Rejection–Part Two

Originally published on the Maine Crime Writers blog, May 5, 2012

I wrote earlier this week about how I’ve experienced the act of rejecting as an editor. Today I want to talk about how I’ve come to think about rejection from the other side, as a writer.

Honestly, haven’t handled it well. Which is hard for me to admit, because, like most people, I don’t like talking about things I’m not good at. Very bad at, in fact. But I’m getting better.

When I first submitted my book The Death of an Ambitious Woman, I got interest from multiple agents right away. But then it didn’t sell to a publisher. For long, agonizing months, it didn’t sell. My agent told me it was the end of the line.

I was crushed. I didn’t write for months and then I started two books, neither of which made it past the first hundred pages. I had plenty of excuses. The company I had co-founded had taken off. My children were adolescents with all the activities and angst that brings. I was busy. I was miserable.

My writers group was patient and supportive. I started writing again. Short stories at first because I’d fallen in love with Alice Munro, and because they fit with my life. And eventually, much later, another novel.

But I’d lost a lot of time and it was, writing-wise, if not life-wise, a dark passage.

I used to wonder why I could pitch a company, and if investors weren’t interested, shrug it off and think, “your loss,” but rejection of my writing was so devastating. “Writing is so much more personal,” people would say. I really don’t think that’s it. Writing is more solitary, but your life and your ideas and your work are all personal, no matter what you do.

I think it’s about confidence. Not confidence about whether you are good or bad. But confidence that “there’s more where that came from.” For those of us who squeeze writing around jobs and families, who spend months on stories and years on novels, each product can become invested, weighted, with such hopes and dreams, as if it is the only chance.

I’ve lost forty-five pounds in the last year. (Great, how did this happen? Now I’m writing about the two subjects I’m most uncomfortable about.) I did it, mostly, by shifting my mindset from one of deprivation to one of abundance. Before, I had to eat that cannoli now because soon —tomorrow, next week, next month, next year—I was going on a diet. But now I think, there will always be more cannoli. So eating that one may not be so critically important.

“There will always be more words,” a woman in my writers group used to cheerfully say when advised to rip out a scene, ditch a character, kill a setting. I embraced it up to a point. Actually up to that point—the scene, character, setting point.

Now I see that for your mental health, writers have to embrace that philosophy all the way up the line. I think it’s what gives some people the magic confidence that allows them to think, “You don’t like it. Your loss.” Because I’m going to be right back at you with something else.

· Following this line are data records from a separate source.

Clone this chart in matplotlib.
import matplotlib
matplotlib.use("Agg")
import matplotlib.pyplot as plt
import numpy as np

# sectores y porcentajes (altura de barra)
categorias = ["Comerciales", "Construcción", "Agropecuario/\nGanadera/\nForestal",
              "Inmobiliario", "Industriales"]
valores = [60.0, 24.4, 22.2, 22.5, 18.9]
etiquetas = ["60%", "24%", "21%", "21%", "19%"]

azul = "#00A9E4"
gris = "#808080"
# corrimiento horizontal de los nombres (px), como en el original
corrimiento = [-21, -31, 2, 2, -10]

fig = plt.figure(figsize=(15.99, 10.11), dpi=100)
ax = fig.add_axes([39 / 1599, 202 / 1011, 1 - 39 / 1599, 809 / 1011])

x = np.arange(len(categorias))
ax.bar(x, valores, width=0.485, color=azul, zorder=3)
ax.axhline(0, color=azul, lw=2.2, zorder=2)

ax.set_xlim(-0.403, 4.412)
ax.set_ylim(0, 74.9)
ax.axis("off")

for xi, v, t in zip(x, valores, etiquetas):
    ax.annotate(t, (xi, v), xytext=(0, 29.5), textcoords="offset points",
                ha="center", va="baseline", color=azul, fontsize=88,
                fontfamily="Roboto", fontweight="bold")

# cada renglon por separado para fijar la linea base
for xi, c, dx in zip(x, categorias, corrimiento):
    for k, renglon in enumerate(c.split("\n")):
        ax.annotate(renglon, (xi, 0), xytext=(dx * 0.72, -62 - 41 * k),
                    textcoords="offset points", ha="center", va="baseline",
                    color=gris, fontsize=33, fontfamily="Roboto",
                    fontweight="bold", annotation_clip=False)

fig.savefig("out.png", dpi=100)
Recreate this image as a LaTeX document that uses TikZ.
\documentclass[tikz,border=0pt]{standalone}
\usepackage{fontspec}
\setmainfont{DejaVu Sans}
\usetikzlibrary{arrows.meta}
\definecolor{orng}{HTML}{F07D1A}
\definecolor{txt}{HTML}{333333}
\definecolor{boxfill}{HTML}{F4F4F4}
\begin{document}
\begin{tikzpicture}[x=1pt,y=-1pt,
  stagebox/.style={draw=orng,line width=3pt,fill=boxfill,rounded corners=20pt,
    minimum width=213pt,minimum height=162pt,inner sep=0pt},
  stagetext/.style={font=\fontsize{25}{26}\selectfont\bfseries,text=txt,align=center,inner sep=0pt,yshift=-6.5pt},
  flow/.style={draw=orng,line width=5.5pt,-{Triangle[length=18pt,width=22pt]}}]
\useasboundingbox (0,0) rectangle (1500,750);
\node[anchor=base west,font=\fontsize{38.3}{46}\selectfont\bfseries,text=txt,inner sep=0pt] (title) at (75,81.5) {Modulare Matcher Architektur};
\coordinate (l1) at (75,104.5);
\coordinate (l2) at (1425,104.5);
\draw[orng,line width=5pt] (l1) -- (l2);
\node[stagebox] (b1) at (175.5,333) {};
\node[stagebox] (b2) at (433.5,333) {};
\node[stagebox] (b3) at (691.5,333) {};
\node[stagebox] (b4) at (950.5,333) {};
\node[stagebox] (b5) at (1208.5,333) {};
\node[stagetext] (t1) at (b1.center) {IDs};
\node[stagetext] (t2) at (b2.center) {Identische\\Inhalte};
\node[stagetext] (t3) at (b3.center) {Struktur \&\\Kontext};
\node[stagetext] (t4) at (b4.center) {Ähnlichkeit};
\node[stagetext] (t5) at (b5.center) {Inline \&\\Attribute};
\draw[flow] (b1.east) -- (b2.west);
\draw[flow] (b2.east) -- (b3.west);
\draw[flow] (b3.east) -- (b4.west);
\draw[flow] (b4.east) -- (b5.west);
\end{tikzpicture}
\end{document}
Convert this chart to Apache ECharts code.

So say it. Think it. Live it.

There will always be more ideas.

There will always be more characters.

There will always be more books.

There will always be more stories.

There will always be more words.

There will always be more cannoli.

P.S. It all turned out okay with The Death of an Ambitious Woman, by the way. When I reread it years later, I was glad it wasn’t published, amazed it got as far as it did. I roto-tilled it, and did get published. It’s not necessarily an example of the philosophy of abundance, since I perseverated on the same book. But I was younger then.